# Kartenspiel



## saydoo (22. Nov 2004)

hallo Freunde,
also ich bin ganz neu hier. Ich bin auch ein neuling, was Programmieren angeht. Also mein wissen, was Java-Programmieren angeht, besteht darin, dass ich das Progrmm "Hello World" und ein ggt Programm in java geschrieben habe.

Nun habe ich mir eine Aufgabe gestellt, und zwar möchte ich mit eclipse ein Spiel Programmieren ein Kartenspiel, wie wär es z.B. mit Rummy (das gibt es auch als Kartenspiel glaub ich??)

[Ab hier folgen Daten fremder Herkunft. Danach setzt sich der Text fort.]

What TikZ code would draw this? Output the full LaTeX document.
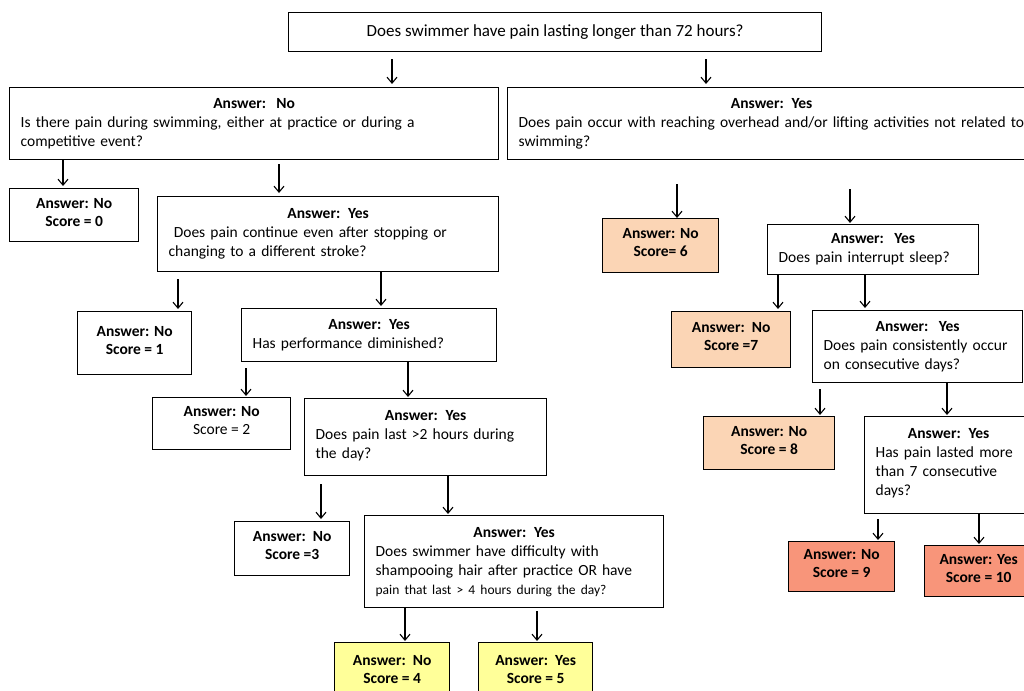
\documentclass[tikz,border=0pt]{standalone}
\usepackage{fontspec}
\setmainfont{Carlito}
\usepackage{xcolor}
\usepackage{tikz}
\usetikzlibrary{arrows.meta}
\definecolor{peach}{HTML}{FBD5B5}
\definecolor{salmon}{HTML}{F8957A}
\definecolor{lemon}{HTML}{FFFF99}
\tikzstyle{qbox} = [rectangle, draw=black, line width=1.3pt, anchor=north west, inner xsep=11pt, inner ysep=0pt, align=left, font=\fontsize{15.5}{19}\selectfont]
\tikzstyle{sbox} = [rectangle, draw=black, line width=1.3pt, anchor=north west, inner sep=0pt, align=center, font=\fontsize{15.5}{18}\selectfont\bfseries]
\tikzstyle{arrow} = [line width=1.1pt, -{Straight Barb[length=6pt, width=10pt]}]
\newcommand{\answer}[1]{\hspace*{\fill}\textbf{#1}\hspace*{\fill}\mbox{}}

\begin{document}
\begin{tikzpicture}[x=1pt, y=-1pt]
\useasboundingbox (0,0) rectangle (1024,690);
\clip (0,0) rectangle (1024,690);

  % Top question
  \node (root) [sbox, font=\fontsize{17}{20}\selectfont, minimum width=533pt, minimum height=39pt] at (288,12) {Does swimmer have pain lasting longer than 72 hours?\vphantom{\Large y}};

  % Left branch (answer no)
  \node (swimQ) [qbox, text width=467pt, minimum height=72pt] at (9,87) {\answer{Answer:\ \ No}\\Is there pain during swimming, either at practice or during a\\competitive event?};
  \node (score0) [sbox, minimum width=129pt, minimum height=53pt] at (9,188) {Answer: No\\Score = 0\strut};
  \node (strokeQ) [qbox, text width=319pt, minimum height=75pt] at (157,196) {\answer{Answer: Yes}\\\ Does pain continue even after stopping or\\changing to a different stroke?};
  \node (score1) [sbox, minimum width=114pt, minimum height=63pt] at (77,311) {Answer: No\\Score = 1\strut};
  \node (perfQ) [qbox, text width=233pt, minimum height=53pt] at (241,308) {\answer{Answer: Yes}\\Has performance diminished?};
  \node (score2) [sbox, minimum width=138pt, minimum height=52pt] at (152,397) {Answer: No\\\textmd{Score = 2}\strut};
  \node (hoursQ) [qbox, text width=220pt, minimum height=77pt] at (304,398) {\answer{Answer: Yes}\\Does pain last >2 hours during\\the day?\strut};
  \node (score3) [sbox, minimum width=115pt, minimum height=54pt] at (234,521) {Answer:\ \ No\\Score =3\strut};
  \node (hairQ) [qbox, text width=277pt, minimum height=92pt] at (364,515) {\answer{Answer: Yes}\\Does swimmer have difficulty with\\shampooing hair after practice OR have\\{\fontsize{13.5}{17}\selectfont pain that last > 4 hours during the day?}};
  \node (score4) [sbox, fill=lemon, minimum width=115pt, minimum height=60pt] at (334,642) {Answer:\ \ No\\Score = 4\strut};
  \node (score5) [sbox, fill=lemon, minimum width=114pt, minimum height=60pt] at (478,642) {Answer:\ \ Yes\\Score = 5\strut};

  % Right branch (answer yes)
  \node (liftQ) [qbox, text width=506pt, minimum height=72pt] at (507,87) {\answer{Answer: Yes}\\Does pain occur with reaching overhead and/or lifting activities not related to\\swimming?};
  \node (score6) [sbox, fill=peach, minimum width=116pt, minimum height=54pt] at (602,218) {Answer: No\\Score= 6\strut};
  \node (sleepQ) [qbox, text width=189pt, minimum height=50pt] at (767,224) {\answer{Answer:\ \ Yes}\\Does pain interrupt sleep?};
  \node (score7) [sbox, fill=peach, minimum width=119pt, minimum height=56pt] at (671,311) {Answer:\ \ No\\Score =7\strut};
  \node (daysQ) [qbox, text width=188pt, minimum height=72pt] at (812,310) {\answer{Answer:\ \ Yes}\\Does pain consistently occur\\on consecutive days?};
  \node (score8) [sbox, fill=peach, minimum width=131pt, minimum height=53pt] at (703,416) {Answer: No\\Score = 8\strut};
  \node (weekQ) [qbox, text width=146pt, minimum height=97pt] at (864,416) {\answer{Answer: Yes}\\Has pain lasted more\\than 7 consecutive\\days?\strut};
  \node (score9) [sbox, fill=salmon, minimum width=106pt, minimum height=50pt] at (788,541) {Answer: No\\Score = 9\strut};
  \node (score10) [sbox, fill=salmon, minimum width=108pt, minimum height=51pt] at (924,545) {Answer: Yes\\Score = 10\strut};

  % Arrows
  \draw [arrow, shorten <=7pt, shorten >=3pt] (392,0 |- root.south) -- (392,0 |- swimQ.north);
  \draw [arrow, shorten <=7pt, shorten >=3pt] (706,0 |- root.south) -- (706,0 |- liftQ.north);
  \draw [arrow, shorten >=2pt] (63,0 |- swimQ.south) -- (63,0 |- score0.north);
  \draw [arrow, shorten <=4pt, shorten >=3pt] (279,0 |- swimQ.south) -- (279,0 |- strokeQ.north);
  \draw [arrow, shorten <=7pt, shorten >=2pt] (178,0 |- strokeQ.south) -- (178,0 |- score1.north);
  \draw [arrow, shorten >=2pt] (381,0 |- strokeQ.south) -- (381,0 |- perfQ.north);
  \draw [arrow, shorten <=6pt, shorten >=1pt] (246,0 |- perfQ.south) -- (246,0 |- score2.north);
  \draw [arrow, shorten >=1pt] (408,0 |- perfQ.south) -- (408,0 |- hoursQ.north);
  \draw [arrow, shorten <=8pt, shorten >=2pt] (321,0 |- hoursQ.south) -- (321,0 |- score3.north);
  \draw [arrow, shorten >=1pt] (448,0 |- hoursQ.south) -- (448,0 |- hairQ.north);
  \draw [arrow, shorten >=1pt] (405,0 |- hairQ.south) -- (405,0 |- score4.north);
  \draw [arrow, shorten <=3pt, shorten >=1pt] (537,0 |- hairQ.south) -- (537,0 |- score5.north);
  \draw [arrow, shorten <=24pt] (677,0 |- liftQ.south) -- (677,0 |- score6.north);
  \draw [arrow, shorten <=29pt, shorten >=1pt] (850,0 |- liftQ.south) -- (850,0 |- sleepQ.north);
  \draw [arrow, shorten >=2pt] (778,0 |- sleepQ.south) -- (778,0 |- score7.north);
  \draw [arrow, shorten >=2pt] (865,0 |- sleepQ.south) -- (865,0 |- daysQ.north);
  \draw [arrow, shorten <=6pt, shorten >=1pt] (820,0 |- daysQ.south) -- (820,0 |- score8.north);
  \draw [arrow, shorten >=1pt] (947,0 |- daysQ.south) -- (947,0 |- weekQ.north);
  \draw [arrow, shorten <=5pt, shorten >=1pt] (878,0 |- weekQ.south) -- (878,0 |- score9.north);
  \draw [arrow, shorten >=1pt] (979,0 |- weekQ.south) -- (979,0 |- score10.north);

\end{tikzpicture}
\end{document}
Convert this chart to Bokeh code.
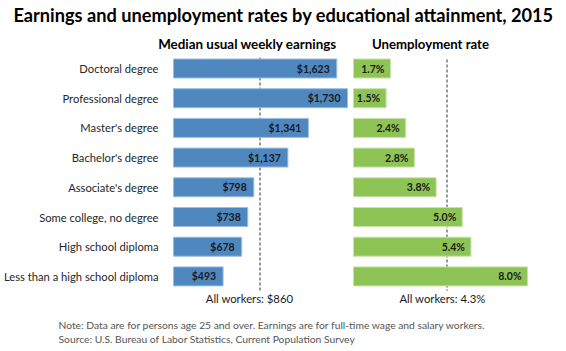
from bokeh.plotting import figure
from bokeh.models import Range1d, Label, ColumnDataSource
from bokeh.core.properties import value
from bokeh.embed import file_html
from bokeh.resources import INLINE

categories = ["Doctoral degree", "Professional degree", "Master's degree", "Bachelor's degree",
              "Associate's degree", "Some college, no degree", "High school diploma",
              "Less than a high school diploma"]
earnings = [1623, 1730, 1341, 1137, 798, 738, 678, 493]
unemployment = [1.7, 1.5, 2.4, 2.8, 3.8, 5.0, 5.4, 8.0]
earn_labels = ["$1,623", "$1,730", "$1,341", "$1,137", "$798", "$738", "$678", "$493"]
unemp_labels = ["1.7%", "1.5%", "2.4%", "2.8%", "3.8%", "5.0%", "5.4%", "8.0%"]
all_workers_earn = 860
all_workers_unemp = 4.3

W, H = 566, 351
FONT = "Lato"

# pixel geometry helpers (scale definitions)
e_px = 0.1006   # px per dollar
e0 = 173        # px of $0
u_px = 21.75    # px per percent
u0 = 353        # px of 0%
y0 = 68         # px of first category center (from top)
dy = 29.7       # px between categories

p = figure(width=W, height=H, output_backend="svg", toolbar_location=None,
           x_range=Range1d(-e0 / e_px, (W - e0) / e_px),
           y_range=Range1d((H - y0) / dy, -y0 / dy),
           min_border=0, min_border_left=0, min_border_right=0,
           min_border_top=0, min_border_bottom=0)
p.extra_x_ranges = {"u": Range1d(-u0 / u_px, (W - u0) / u_px)}
p.xaxis.visible = False
p.yaxis.visible = False
p.grid.visible = False
p.outline_line_color = None
p.background_fill_color = "white"
p.border_fill_color = "white"

ys = list(range(len(categories)))
src = ColumnDataSource(dict(y=ys, cat=categories, e=earnings, u=unemployment,
                            el=earn_labels, ul=unemp_labels))

# reference lines (behind bars)
p.segment(x0=[all_workers_earn], x1=[all_workers_earn], y0=[-0.37], y1=[7.48],
          line_color="#777777", line_width=1.5, line_dash="3 2")
p.segment(x0=[all_workers_unemp], x1=[all_workers_unemp], y0=[-0.3], y1=[7.48],
          line_color="#777777", line_width=1.5, line_dash="3 2", x_range_name="u")

p.hbar(y="y", left=0, right="e", height=0.64, source=src,
       fill_color="#4F87BF", line_color="#9CBEE3", line_width=1)
p.hbar(y="y", left=0, right="u", height=0.64, source=src, x_range_name="u",
       fill_color="#8DC455", line_color="#C8E3A8", line_width=1)

# value labels
p.text(x="e", y="y", text="el", source=src, text_align="right", text_baseline="middle",
       x_offset=-7, text_font=value(FONT), text_font_style="bold",
       text_font_size="10.5px", text_color="#1a1a1a")
p.text(x="u", y="y", text="ul", source=src, text_align="right", text_baseline="middle",
       x_offset=-6, text_font=value(FONT), text_font_style="bold",
       text_font_size="10.5px", text_color="#1a1a1a", x_range_name="u")

# category labels
p.text(x=0, y="y", text="cat", source=src, text_align="right", text_baseline="middle",
       x_offset=-15, text_font=value(FONT), text_font_size="11.2px", text_color="#262626")

def lab(x, y, t, size, bold=False, color="#000000", align="left"):
    p.add_layout(Label(x=x, y=H - y, x_units="screen", y_units="screen", text=t,
                       text_font=FONT, text_font_size=size,
                       text_font_style="bold" if bold else "normal",
                       text_color=color, text_align=align, text_baseline="middle"))

lab(W / 2, 14, "Earnings and unemployment rates by educational attainment, 2015", "18.2px", True, align="center")
lab(247, 43, "Median usual weekly earnings", "13.4px", True, align="center")
lab(430, 43, "Unemployment rate", "13.2px", True, align="center")
lab(249, 298, "All workers: $860", "11.3px", False, "#1a1a1a", align="center")
lab(442, 298, "All workers: 4.3%", "11.3px", False, "#1a1a1a", align="center")
lab(58, 324, "Note: Data are for persons age 25 and over. Earnings are for full-time wage and salary workers.", "10.3px", False, "#555555")
lab(58, 338, "Source: U.S. Bureau of Labor Statistics, Current Population Survey", "10.3px", False, "#555555")

open("out.html", "w").write(file_html(p, INLINE))
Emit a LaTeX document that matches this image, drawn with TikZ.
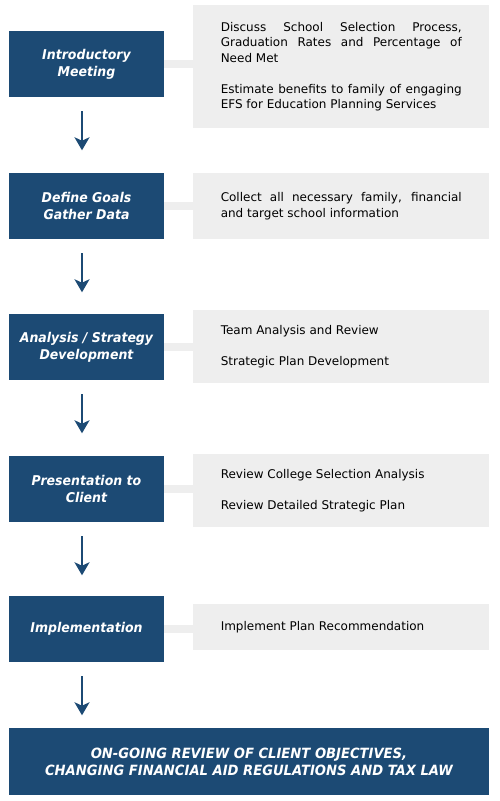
\documentclass[tikz,border=0pt]{standalone}
\usepackage{fontspec}
\setmainfont{DejaVu Sans}
\newfontfamily\boxfont[FakeStretch=0.93]{DejaVu Sans}
\usetikzlibrary{arrows.meta}
\definecolor{navy}{HTML}{1C4A74}
\definecolor{lgray}{HTML}{EEEEEE}
\begin{document}
\begin{tikzpicture}[x=0.75pt,y=-0.75pt,
 bluebox/.style={fill=navy, text=white, minimum width=155*0.75pt, minimum height=66*0.75pt, inner sep=0pt, align=center,
   font=\boxfont\fontsize{10.1pt}{12.75pt}\selectfont\bfseries\itshape},
 graybox/.style={fill=lgray, text=black, text width=241*0.75pt, inner xsep=27.5*0.75pt, inner ysep=0pt, align=justify,
   font=\fontsize{9pt}{11.6pt}\selectfont, anchor=west},
 bar/.style={draw=lgray, line width=8*0.75pt},
 arr/.style={draw=navy, line width=2.2*0.75pt, -{Stealth[length=13*0.75pt, width=15*0.75pt, inset=3.5*0.75pt]}}
]
\fill[white] (0,0) rectangle (500,801);
\useasboundingbox (0,0) rectangle (500,801);

% gray detail boxes
\node[graybox, minimum height=123*0.75pt] (g1) at (193,66.5)
 {Discuss School Selection Process,\linebreak Graduation Rates and Percentage of\linebreak Need Met\\[11.6pt]Estimate benefits to family of engaging\linebreak EFS for Education Planning Services};
\node[graybox, minimum height=66*0.75pt] (g2) at (193,206)
 {Collect all necessary family, financial\linebreak and target school information};
\node[graybox, minimum height=73*0.75pt] (g3) at (193,346.5)
 {Team Analysis and Review\\[11.6pt]Strategic Plan Development};
\node[graybox, minimum height=73*0.75pt] (g4) at (193,490.5)
 {Review College Selection Analysis\\[11.6pt]Review Detailed Strategic Plan};
\node[graybox, minimum height=46*0.75pt] (g5) at (193,627)
 {Implement Plan Recommendation};

% blue step boxes
\node[bluebox] (b1) at (86.5,64) {Introductory\\Meeting};
\node[bluebox] (b2) at (86.5,206) {Define Goals\\Gather Data};
\node[bluebox] (b3) at (86.5,347) {Analysis / Strategy\\Development};
\node[bluebox] (b4) at (86.5,489) {Presentation to\\Client};
\node[bluebox] (b5) at (86.5,629) {Implementation};
\node[bluebox, minimum width=480*0.75pt, minimum height=67*0.75pt,
      font=\boxfont\fontsize{10.6pt}{12.75pt}\selectfont\bfseries\itshape] (fin) at (249,761.5)
 {ON-GOING REVIEW OF CLIENT OBJECTIVES,\\CHANGING FINANCIAL AID REGULATIONS AND TAX LAW};

% connector bars
\foreach \i in {1,...,5}{
  \draw[bar] (b\i.east) -- (g\i.west |- b\i.east);
}

% arrows
\foreach \i in {1,...,5}{
  \coordinate (as\i) at ([shift={(-4.5,14)}]b\i.south);
  \coordinate (ae\i) at ([shift={(0,39)}]as\i);
  \draw[arr] (as\i) -- (ae\i);
}
\end{tikzpicture}
\end{document}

kann mir da jemand tipps geben, wie ich am besten vorgehen kann??? wo ich gute sachen darüber lesen aknn?

Danke schonmal im Voraus

 :###


----------



## foobar (22. Nov 2004)

Guck mal hier oder in der JLib


----------



## Roar (22. Nov 2004)

also 1. ich kenn nur rommee 
2. wieso eclipse? was willst du denn damit? texteditor und konsole oder JCreator LE reichen für den anfang völlig aus
3. kannst du denn schon recht gut java programmieren? denn bevor ich mit was graphischem und KIs anfange, sollte man erstmal mti den grundlagen und der api vertraut sein. wenn dem nicht so ist wirst du schon sehr früh auf problemchen treffen. ich seh das ja hier wenn leute irgendwas programmieren wollen und mit den einfachsten dingen nicht klarkommen.

im "bücher, tutorials & links" forum heir im board gibt es eine liste mit vielen guten büchern und tutorials.


----------



## saydoo (23. Nov 2004)

okay danke erstmal vorerst foobar

Roar???
gut dann heißt es rommee 
wie auch immer allerdings muss ich dazu sagen, dass ich noch gaaaaaanz weit am anfang vom Programmieren stehe leider


----------